Situation of women migrants
• Women migrants face double discrimination, encountering difficulties peculiar to migrants, coupled with their specific vulnerability as victims of gender-based violence, and physical, sexual or psychological abuse, exploitation and trafficking.
• Women migrant workers' lack of education, experience and skills leaves them vulnerable to exploitation from illegal placement agencies and touts.
• Estimates indicate that the number of domestic workers in India vary from 4.75 million (NSS 2004-05) to 6.4 million (Census 2001) (MoLE, 2011).
• The National Commission for Enterprises in the Unorganised Sector has estimated that out of four million domestic workers, 92 per cent are women, girls and children, and 20 per cent are under 14 years of age. However, other sources suggest that these figures are underestimated and that the number of domestic workers in the country could be much higher. The sector is said to have grown by 222 percent since 1999-2000 and is the largest sector of female employment in urban India, involving approximately 3 million women (MoLE, 2011).
• NSSO data (2007-08) indicates that nearly 60 per cent of female migrants in rural areas were self-employed and 37 per cent were casual workers, whereas in urban areas, 43.7 per cent of women migrants were self-employed and 37 per cent were engaged in regular jobs (Srivastava, 2012).
Rights of migrants
• The constraints faced by migrants are many-lack of formal residency rights; lack of identity proof; lack of political representation; inadequate housing; low-paid, insecure or hazardous work; extreme vulnerability of women and children to trafficking and sex exploitation; exclusion from state-provided services such as health and education and discrimination based on ethnicity, religion, class or gender.

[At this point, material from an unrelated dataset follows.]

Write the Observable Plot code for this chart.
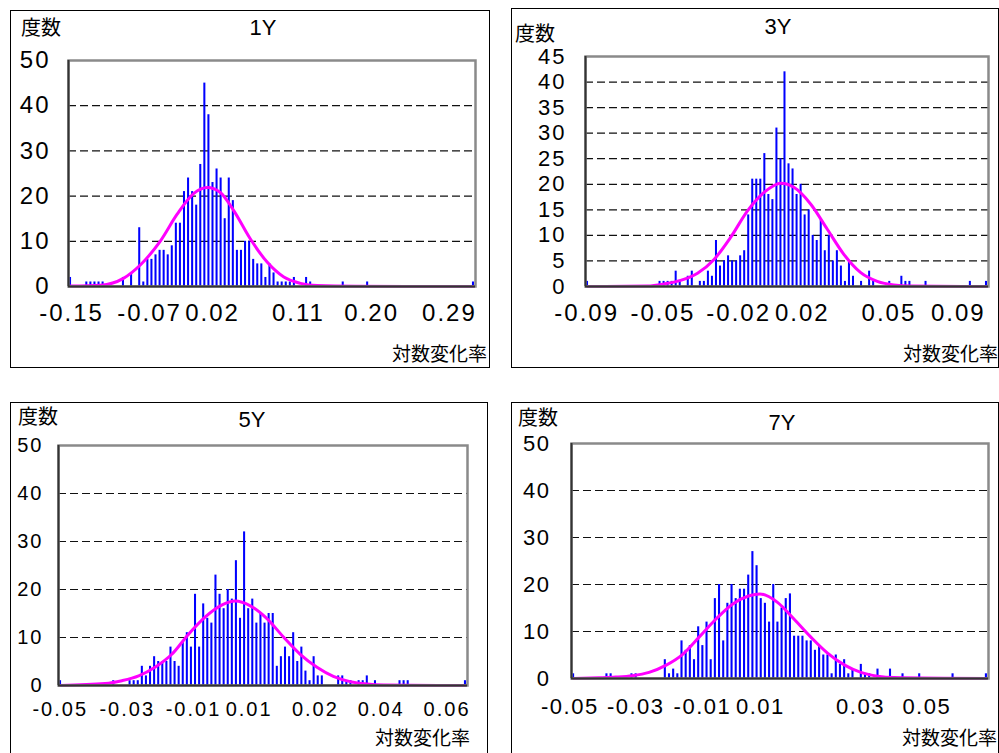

• Most internal migrants are denied basic rights. Despite the fact that approximately three out of every ten Indians are internal migrants, internal migration has been accorded very low priority by the government, and existing policies of the Indian state have failed in providing legal or social protection to this vulnerable group. This can be attributed in part to a serious data gap on the extent, nature and magnitude of internal migration.
• In the absence of proofs of identity and residence, internal migrants are unable to claim social protection entitlements and remain excluded from government sponsored schemes and programmes. Children face disruption of regular schooling, adversely affecting their human capital formation and contributing to the inter-generational transmission of poverty.
• Internal migrants suffer from a high HIV burden (3.6 per cent), which is ten times the HIV prevalence among the general population (NACO, 2010). Their vulnerability has been attributed to personal isolation, enhanced loneliness and sexual risk taking, lack of HIV awareness and of social support networks at both source and destination (Borhade, 2012). In addition to the exclusion they face from the local community at destinations due to their ethnicity, linguistic differences, religious beliefs and socio-economic conditions, migrants living with HIV and AIDS face double discrimination and stigmatisation. Migrant women living with HIV suffer the most from multiple and intersectional vulnerabilities (IOM, 2009).
• According to a study, Political Inclusion of Seasonal Migrant Workers in India: Perceptions, Realities and Challenges (Sharma et al, 2010), nearly 60 percent of respondents reported having missed voting in elections at least once because they were away from home in search of work. Additionally, 54 per cent of respondents claimed that they had returned to their home villages during elections with the intention of voting, of which 74 per cent returned specifically for elections of the panchayat (village level institution of local self-government).
• Migrants do the dirty, dangerous and degrading jobs which the locals do not want to do. It is "different from stealing jobs. By not accepting migrants or providing facilities to them, governments are merely increasing the risk and costs of migration and reducing its development potential.
Note: * The process of “circular migration” implies circularity, that is, a relatively open form of (cross-border) mobility. Such migration might involve seasonal stays or temporary work patterns.